Un chef de service qui constate qu’un de ses guichets est surchargé pendant qu’un autre roule les pouces n’a pas le pouvoir de faire des changements prétextant les procédures réglementaires. Sonelgaz par exemple, lorsqu’elle n’a pas de réseau, ferment ses guichets au public alors qu’elle aurait pu procéder au paiement manuel mais qui doit prendre l’initiative nous dit-on ? Cette rigidité dans les procédures bureaucratiques favorise l’état d’exception et ouvrent par la même occasion des brèches à des pratiques de corruption. Cela ne veut pas dire que tous les fonctionnaires sont corrompus mais des ouvertures existent pour les opportunistes et il en a. Bien que la majorité des fonctionnaires soit victime au même titre que les citoyens de ces procédures, les bons paient pour les mauvais pour entacher toutes les institutions publiques. Les seconds qui sont les citoyens eux même se sentent humiliés, ne pouvant rien faire, ils se replient sur eux même en développant une agressivité et s’éloignent de l’esprit patriotique. Il regarde leur environnement en noir. Avec le temps, ce comportement les rend hébétés, passifs et acceptant tout. Ils deviennent en définitif narcissiques et désintéressés du corps social. Il se trouve que cette situation arrange le pouvoir législateur de gérer des robots manipulables au lieu d’une population consciente.
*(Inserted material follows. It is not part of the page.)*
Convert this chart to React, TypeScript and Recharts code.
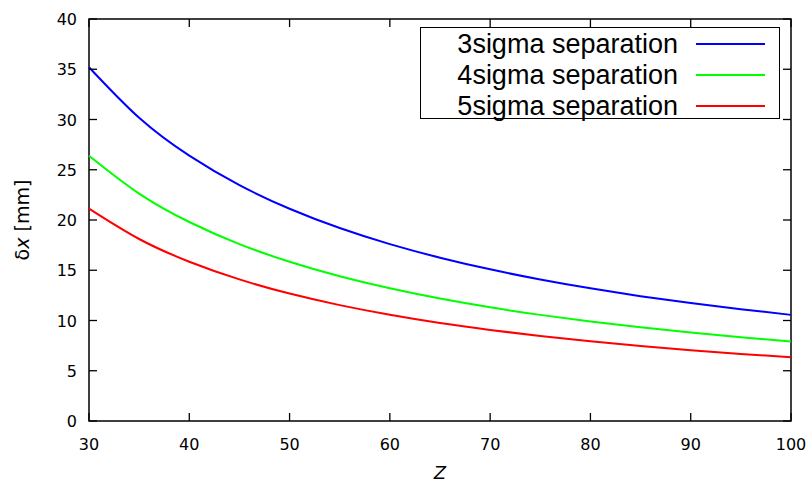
import React from 'react'
import { LineChart, Line, XAxis, YAxis, Legend, ReferenceArea } from 'recharts'

// separation needed vs Z, every 5 units
const zValues = [30, 35, 40, 45, 50, 55, 60, 65, 70, 75, 80, 85, 90, 95, 100]
const sigma3 = [35.2, 30.17, 26.4, 23.47, 21.12, 19.2, 17.6, 16.25, 15.09, 14.08, 13.2, 12.42, 11.73, 11.12, 10.56]
const sigma4 = [26.4, 22.63, 19.8, 17.6, 15.84, 14.4, 13.2, 12.18, 11.31, 10.56, 9.9, 9.32, 8.8, 8.34, 7.92]
const sigma5 = [21.13, 18.11, 15.85, 14.09, 12.68, 11.53, 10.57, 9.75, 9.06, 8.45, 7.93, 7.46, 7.04, 6.67, 6.34]

const xTicks = [30, 40, 50, 60, 70, 80, 90, 100]
const yTicks = [0, 5, 10, 15, 20, 25, 30, 35, 40]

const seriesNames = ['3sigma separation', '4sigma separation', '5sigma separation']
const seriesKeys = ['s3', 's4', 's5']
const seriesColors = ['#0000ff', '#00ff00', '#ff0000']

const rows = zValues.map((z, i) => ({ z, s3: sigma3[i], s4: sigma4[i], s5: sigma5[i] }))

const X_MIN = 30, X_MAX = 100, Y_MIN = 0, Y_MAX = 40
const TICK = -8 // negative = ticks point into the plot, gnuplot style
const tickFont = { fontFamily: 'DejaVu Sans', fontSize: 16, fill: '#000' }
const tickLine = { stroke: '#000', strokeWidth: 1.3 }

// labels placed relative to the plot edge (tick props come already offset by tickSize + tickMargin)
function XTick({ x, y, payload }: any) {
  return <text x={x} y={y + 29} textAnchor="middle" {...tickFont}>{payload.value}</text>
}

function YTick({ x, y, payload }: any) {
  return <text x={x} y={y + 6} textAnchor="end" {...tickFont}>{payload.value}</text>
}

const NoLabel = () => <g />

function LegendBox({ payload }: any) {
  return (
    <div style={{
      width: 360, height: 92, boxSizing: 'border-box', border: '1.5px solid #000', background: '#fff',
      paddingTop: 1, fontFamily: '"Liberation Sans", Arial, sans-serif', fontSize: 27, color: '#000',
    }}>
      {(payload || []).map((p: any) => (
        <div key={p.value} style={{ display: 'flex', alignItems: 'center', height: 30.7 }}>
          <span style={{ width: 257, textAlign: 'right', whiteSpace: 'nowrap', lineHeight: '30px' }}>{p.value}</span>
          <span style={{ marginLeft: 18, width: 69, height: 2, background: p.color }} />
        </div>
      ))}
    </div>
  )
}

export default function App() {
  return (
    <div style={{ position: 'absolute', left: 0, top: 0, background: '#fff' }}>
      <LineChart width={812} height={484} data={rows} margin={{ top: 18, right: 20, bottom: 33, left: 29 }}>
        <XAxis
          dataKey="z" type="number" domain={[X_MIN, X_MAX]} ticks={xTicks} height={30}
          axisLine={false} tickLine={tickLine} tickSize={TICK} tickMargin={8} tick={<XTick />} interval={0}
          label={() => (
            <text x={440} y={479} textAnchor="middle" fontFamily="DejaVu Sans" fontSize={18} fontStyle="italic" fill="#000">Z</text>
          )}
        />
        {/* mirrored ticks on top and right; axes need a nonzero size to render */}
        <XAxis
          xAxisId="top" orientation="top" dataKey="z" type="number" domain={[X_MIN, X_MAX]} ticks={xTicks}
          height={1} axisLine={false} tickLine={tickLine} tickSize={TICK} tick={<NoLabel />} interval={0}
        />
        <YAxis
          type="number" domain={[Y_MIN, Y_MAX]} ticks={yTicks} width={60}
          axisLine={false} tickLine={tickLine} tickSize={TICK} tickMargin={20} tick={<YTick />} interval={0}
          label={() => (
            <text x={29} y={220} transform="rotate(-90 29 220)" textAnchor="middle" fontFamily="DejaVu Sans" fontSize={19} fill="#000">
              δ<tspan fontStyle="italic">x</tspan> [mm]
            </text>
          )}
        />
        <YAxis
          yAxisId="right" orientation="right" dataKey="s3" type="number" domain={[Y_MIN, Y_MAX]} ticks={yTicks}
          width={1} axisLine={false} tickLine={tickLine} tickSize={TICK} tick={<NoLabel />} interval={0}
        />
        <ReferenceArea x1={X_MIN} x2={X_MAX} y1={Y_MIN} y2={Y_MAX} fill="none" stroke="#000" strokeWidth={1.5} ifOverflow="visible" />
        {seriesKeys.map((k, i) => (
          <Line
            key={k} dataKey={k} name={seriesNames[i]} type="natural" stroke={seriesColors[i]}
            strokeWidth={2} dot={false} isAnimationActive={false}
          />
        ))}
        <Legend
          layout="vertical" align="center" verticalAlign="middle"
          wrapperStyle={{ position: 'absolute', left: 420, top: 27, width: 360, height: 92 }}
          content={<LegendBox />}
        />
      </LineChart>
    </div>
  )
}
C’est justement le but recherché par tout pouvoir autocratique.
Rabah Reghis, consultant, économiste pétrolier
Commentaires (2) | Réagir ?
Les problèmes structurelles de l'état Algérien, sont lié directement principalement :
a) À sa culture arabisante et Sunnite.
b) à la pléthore du administratif une surcharge en effectif du personnel.
c) le sous équipement en équipement du matériel moderne, notamment l'informatisation.
d) Enfin à la mentalité générale du je m'en fou, moins je fais de travail, mieux je me porte.
La leçon à tirer de cette sitution est simple... que l'habit ne fait pas le moine !!!